Traditionally, analyzing text data requires significant time and manual labor to sift through large amounts of data and comb through the latest news stories, earnings calls, quarterly filings, etc. However, sentiment analysis allows financial professionals to focus on value-add tasks and spend less time determining the importance of each new development within the industry. 

By helping companies cut out the noise of the news cycle and extract the most valuable insights to inform their investment decisions, sentiment analysis can be a valuable tool to all financial professionals.

Obtain Relevant Information

With all the data available to financial professionals across various platforms, sentiment analysis can help sort through large amounts of text and information and provide an accurate assessment of the possible implications and tone. It would be impossible for one individual to sort through the same volume of data and determine what’s relevant and valuable in today’s information age.

Financial services firms can utilize sentiment analysis to nail down only the most crucial and consequential data based on the parameters set for the algorithm. It can also keep investors and portfolio managers from being bogged down by the constant flow of news and reporting.

For example, a portfolio manager may want to take a short position on a specific stock and is only interested in news stories related to that company with negative implications. Therefore, sentiment analysis could help filter only articles or news stories with a negative skew rather than showing each new filing or immaterial development related to the company.

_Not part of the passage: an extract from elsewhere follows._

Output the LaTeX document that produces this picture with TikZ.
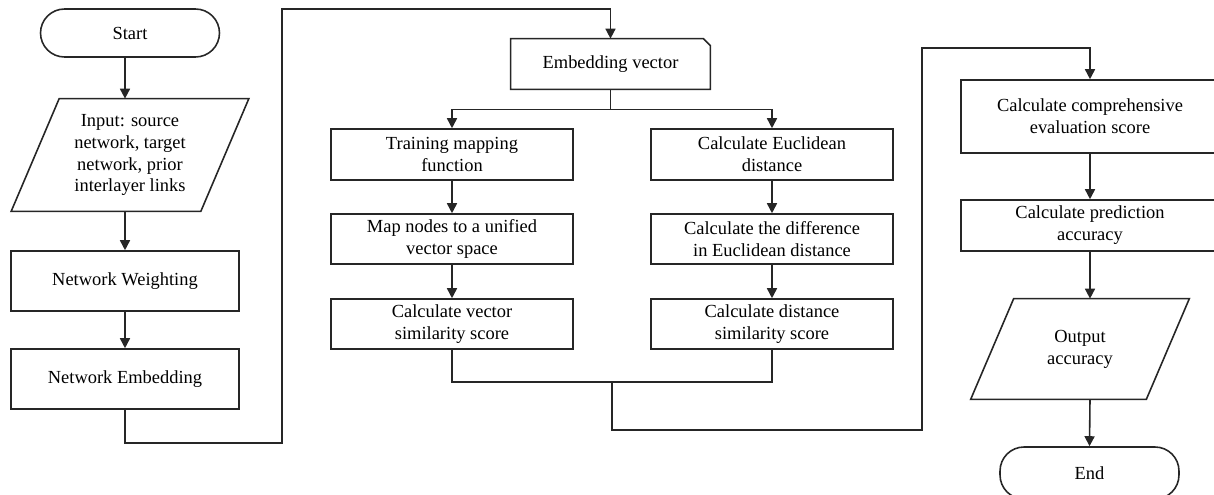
\documentclass[tikz,border=0pt]{standalone}
\usepackage{fontspec}
\setmainfont{Liberation Serif}
\usepackage{tikz}
\usetikzlibrary{positioning, calc, arrows.meta}

\begin{document}
\begin{tikzpicture}[x=0.02cm, y=-0.02cm,
  every node/.style={font=\fontsize{10.5}{12.5}\selectfont, align=center, inner sep=0pt},
  line/.style={line width=0.9pt, draw=black!85},
  arr/.style={line, -{Triangle[length=0.2cm, width=0.2cm]}},
  block/.style={line, rectangle, minimum height=1cm},
  term/.style={line, rectangle, rounded corners=0.48cm, minimum width=3.58cm, minimum height=0.96cm},
  io/.style={rectangle, draw=none}]
  % Page frame
  \useasboundingbox (0,0) rectangle (1214,494);
  \clip (0,0) rectangle (1214,494);

  % Left column
  \node[term] (start) at (130,33) {Start};
  \node[io, minimum width=3.78cm, minimum height=2.24cm] (input) at (130,155)
    {Input: source\\network, target\\network, prior\\interlayer links};
  \draw[line] ([xshift=0.48cm]input.north west) -- ([xshift=0.48cm]input.north east)
    -- ([xshift=-0.48cm]input.south east) -- ([xshift=-0.48cm]input.south west) -- cycle;
  \node[block, minimum width=4.56cm, minimum height=1.2cm] (wgt) at (125,281) {Network Weighting};
  \node[block, minimum width=4.56cm, minimum height=1.2cm] (emb) at (125,379) {Network Embedding};

  % Embedding vector (cut corner)
  \node[io, minimum width=3.98cm, minimum height=1cm] (vec) at (610.5,64) {Embedding vector};
  \draw[line] (vec.south west) -- (vec.north west) -- ([xshift=-0.14cm]vec.north east)
    -- ([yshift=-0.14cm]vec.north east) -- (vec.south east) -- cycle;

  % Middle columns
  \node[block, minimum width=4.84cm, minimum height=1.02cm] (tmf) at (452,154.5) {Training mapping\\function};
  \node[block, minimum width=4.84cm] (map) at (452,239) {Map nodes to a unified\\vector space};
  \node[block, minimum width=4.84cm] (vss) at (452,324) {Calculate vector\\similarity score};
  \node[block, minimum width=4.84cm, minimum height=1.02cm] (ced) at (772,154.5) {Calculate Euclidean\\distance};
  \node[block, minimum width=4.84cm] (cdif) at (772,239) {Calculate the difference\\in Euclidean distance};
  \node[block, minimum width=4.84cm] (dss) at (772,324) {Calculate distance\\similarity score};

  % Right column
  \node[block, minimum width=5.16cm, minimum height=1.46cm] (ces) at (1090,116.5) {Calculate comprehensive\\evaluation score};
  \node[block, minimum width=5.16cm, minimum height=1.02cm] (cpa) at (1090,225.5) {Calculate prediction\\accuracy};
  \node[io, minimum width=3.5cm, minimum height=2cm] (out) at (1080,349) {Output\\accuracy};
  \draw[line] ([xshift=0.43cm]out.north west) -- ([xshift=0.43cm]out.north east)
    -- ([xshift=-0.43cm]out.south east) -- ([xshift=-0.43cm]out.south west) -- cycle;
  \node[term, minimum height=1.04cm] (stop) at (1089.5,473) {End};

  % Arrows
  \draw[arr] (start.south -| wgt) -- (input.north -| wgt);
  \draw[arr] (input.south -| wgt) -- (wgt.north);
  \draw[arr] (wgt.south) -- (emb.north);
  \draw[arr] (emb.south) -- ++(0,33) -| (282,9) -| (vec.north);
  \draw[line] (vec.south) -- ++(0,20) coordinate (split);
  \draw[arr] (split) -| (tmf.north);
  \draw[arr] (split) -| (ced.north);
  \draw[arr] (tmf.south) -- (map.north);
  \draw[arr] (map.south) -- (vss.north);
  \draw[arr] (ced.south) -- (cdif.north);
  \draw[arr] (cdif.south) -- (dss.north);
  \draw[line] (vss.south) -- ++(0,32) coordinate (ml) -| (dss.south);
  \draw[arr] ($(ml)!0.5!(ml -| dss.south)$) -- ++(0,48) -| (922,48) -| (ces.north);
  \draw[arr] (ces.south) -- (cpa.north);
  \draw[arr] (cpa.south) -- (cpa.south |- out.north);
  \draw[arr] (out.south -| cpa.south) -- (stop.north);
\end{tikzpicture}
\end{document}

Analyze Market Sentiment and Financial News

Each day there are mountains of news stories to sift through, primarily related to the financial markets around the globe. Between earnings reports and new data releases from the Fed, it can become difficult for financial professionals to stay well-informed without letting a vital news item slip through the cracks. 

To stay on top of trends and remain well-informed without spending hours each day reading dense reports and articles, finance professionals can tap into the benefits of AI and NLP.

Sentiment analysis is helpful for financial professionals to stay up-to-date on the overall markets and get a quick and clear overview of how other prominent professionals in the field feel about recent trends or developments.

Overall, sentiment analysis can lead to quicker trade decisions, faster due diligence, and a more comprehensive view of the markets.  

Assist in the Investment Decision-Making Process

Sentiment analysis is now helping investors and portfolio managers do something that’s always been a dream for the industry– to predict future stock movements. Based on developments in the news, recent reports, and more, sentiment analysis can help find potential trade opportunities and forecast upcoming swings in a stock price. 

Beating competitors and outperforming peers is a crucial part of being successful as an investor, and sentiment analysis can give financial professionals a competitive advantage by providing rapid and accurate insights into the industry that they can act on. 

Forecasting future stock moves is crucial for investors to remain competitive and deliver positive results for their clients. So, by using AI to extract positive or negative sentiments on a specific company or industry from news developments, portfolio managers and investors can easily make informed investment decisions before competitors.  

Using No-Code NLP for Sentiment Analysis

When done correctly, sentiment analysis can be groundbreaking for financial professionals; and with a fast and automated solution, such as the Accern NoCodeNLP Platform, Citizen Data Scientists, such as Research and Business Analysts have sentiment analysis at their fingertips, without technological complexities. They don’t need to learn how to code or depend on scare resources, such as data specialists and software engineers.

To be at the cutting-edge of technology and implement AI/ML/NLP algorithms into their operations, companies can gain an edge over their competitors and easily scout out new opportunities.